Material provided:
## BEGIN
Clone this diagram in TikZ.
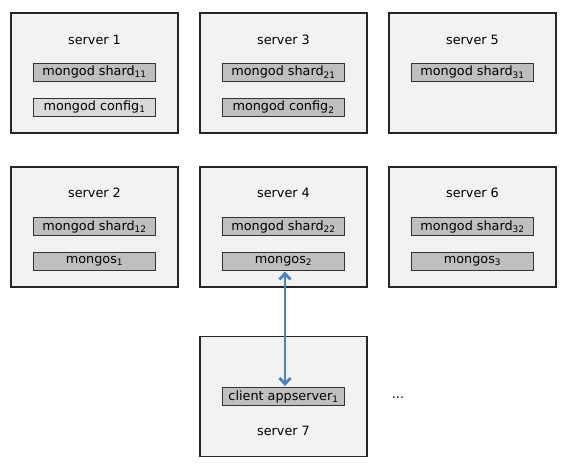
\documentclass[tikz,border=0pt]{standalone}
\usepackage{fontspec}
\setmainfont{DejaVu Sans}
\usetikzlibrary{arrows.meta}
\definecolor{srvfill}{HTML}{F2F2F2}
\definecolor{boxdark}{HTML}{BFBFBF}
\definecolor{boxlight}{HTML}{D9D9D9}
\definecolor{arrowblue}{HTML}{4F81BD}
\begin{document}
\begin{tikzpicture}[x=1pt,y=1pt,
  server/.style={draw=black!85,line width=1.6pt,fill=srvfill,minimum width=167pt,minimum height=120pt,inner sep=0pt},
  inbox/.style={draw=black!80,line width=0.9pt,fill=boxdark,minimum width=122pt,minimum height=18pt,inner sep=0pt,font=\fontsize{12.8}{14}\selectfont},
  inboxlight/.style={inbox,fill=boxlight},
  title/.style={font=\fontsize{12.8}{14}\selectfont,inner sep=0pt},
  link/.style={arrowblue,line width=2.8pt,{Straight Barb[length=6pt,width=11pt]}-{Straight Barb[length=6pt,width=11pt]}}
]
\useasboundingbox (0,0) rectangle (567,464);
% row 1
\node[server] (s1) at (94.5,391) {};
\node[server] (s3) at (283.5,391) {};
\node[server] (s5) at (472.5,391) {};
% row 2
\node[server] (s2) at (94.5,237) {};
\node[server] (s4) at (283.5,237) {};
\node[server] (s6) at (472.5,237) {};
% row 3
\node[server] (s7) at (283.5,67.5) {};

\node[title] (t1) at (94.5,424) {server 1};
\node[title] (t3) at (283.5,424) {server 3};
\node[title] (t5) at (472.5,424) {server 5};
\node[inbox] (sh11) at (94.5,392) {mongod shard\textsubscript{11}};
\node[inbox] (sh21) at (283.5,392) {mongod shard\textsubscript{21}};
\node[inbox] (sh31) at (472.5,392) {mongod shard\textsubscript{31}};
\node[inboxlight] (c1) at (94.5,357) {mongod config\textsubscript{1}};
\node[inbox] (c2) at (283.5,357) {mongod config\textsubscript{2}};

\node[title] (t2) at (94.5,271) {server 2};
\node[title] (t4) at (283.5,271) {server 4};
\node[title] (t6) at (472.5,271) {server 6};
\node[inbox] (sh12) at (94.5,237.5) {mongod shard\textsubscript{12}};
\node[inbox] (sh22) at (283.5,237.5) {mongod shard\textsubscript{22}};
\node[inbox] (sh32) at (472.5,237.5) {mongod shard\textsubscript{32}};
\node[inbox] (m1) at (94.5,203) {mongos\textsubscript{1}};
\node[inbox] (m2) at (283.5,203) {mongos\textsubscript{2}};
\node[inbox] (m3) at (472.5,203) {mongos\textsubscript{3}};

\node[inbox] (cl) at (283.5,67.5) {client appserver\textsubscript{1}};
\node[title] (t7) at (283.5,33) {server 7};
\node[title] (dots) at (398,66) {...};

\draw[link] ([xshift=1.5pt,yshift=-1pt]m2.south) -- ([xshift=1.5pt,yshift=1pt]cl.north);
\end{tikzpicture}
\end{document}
## END
Task details: Restate, line by line and word for word, everything from the top of the material through the line that contains "(c2) at (283.5,357)". Leave pictures out.

Answer to this problem:
Clone this diagram in TikZ.
\documentclass[tikz,border=0pt]{standalone}
\usepackage{fontspec}
\setmainfont{DejaVu Sans}
\usetikzlibrary{arrows.meta}
\definecolor{srvfill}{HTML}{F2F2F2}
\definecolor{boxdark}{HTML}{BFBFBF}
\definecolor{boxlight}{HTML}{D9D9D9}
\definecolor{arrowblue}{HTML}{4F81BD}
\begin{document}
\begin{tikzpicture}[x=1pt,y=1pt,
  server/.style={draw=black!85,line width=1.6pt,fill=srvfill,minimum width=167pt,minimum height=120pt,inner sep=0pt},
  inbox/.style={draw=black!80,line width=0.9pt,fill=boxdark,minimum width=122pt,minimum height=18pt,inner sep=0pt,font=\fontsize{12.8}{14}\selectfont},
  inboxlight/.style={inbox,fill=boxlight},
  title/.style={font=\fontsize{12.8}{14}\selectfont,inner sep=0pt},
  link/.style={arrowblue,line width=2.8pt,{Straight Barb[length=6pt,width=11pt]}-{Straight Barb[length=6pt,width=11pt]}}
]
\useasboundingbox (0,0) rectangle (567,464);
% row 1
\node[server] (s1) at (94.5,391) {};
\node[server] (s3) at (283.5,391) {};
\node[server] (s5) at (472.5,391) {};
% row 2
\node[server] (s2) at (94.5,237) {};
\node[server] (s4) at (283.5,237) {};
\node[server] (s6) at (472.5,237) {};
% row 3
\node[server] (s7) at (283.5,67.5) {};

\node[title] (t1) at (94.5,424) {server 1};
\node[title] (t3) at (283.5,424) {server 3};
\node[title] (t5) at (472.5,424) {server 5};
\node[inbox] (sh11) at (94.5,392) {mongod shard\textsubscript{11}};
\node[inbox] (sh21) at (283.5,392) {mongod shard\textsubscript{21}};
\node[inbox] (sh31) at (472.5,392) {mongod shard\textsubscript{31}};
\node[inboxlight] (c1) at (94.5,357) {mongod config\textsubscript{1}};
\node[inbox] (c2) at (283.5,357) {mongod config\textsubscript{2}};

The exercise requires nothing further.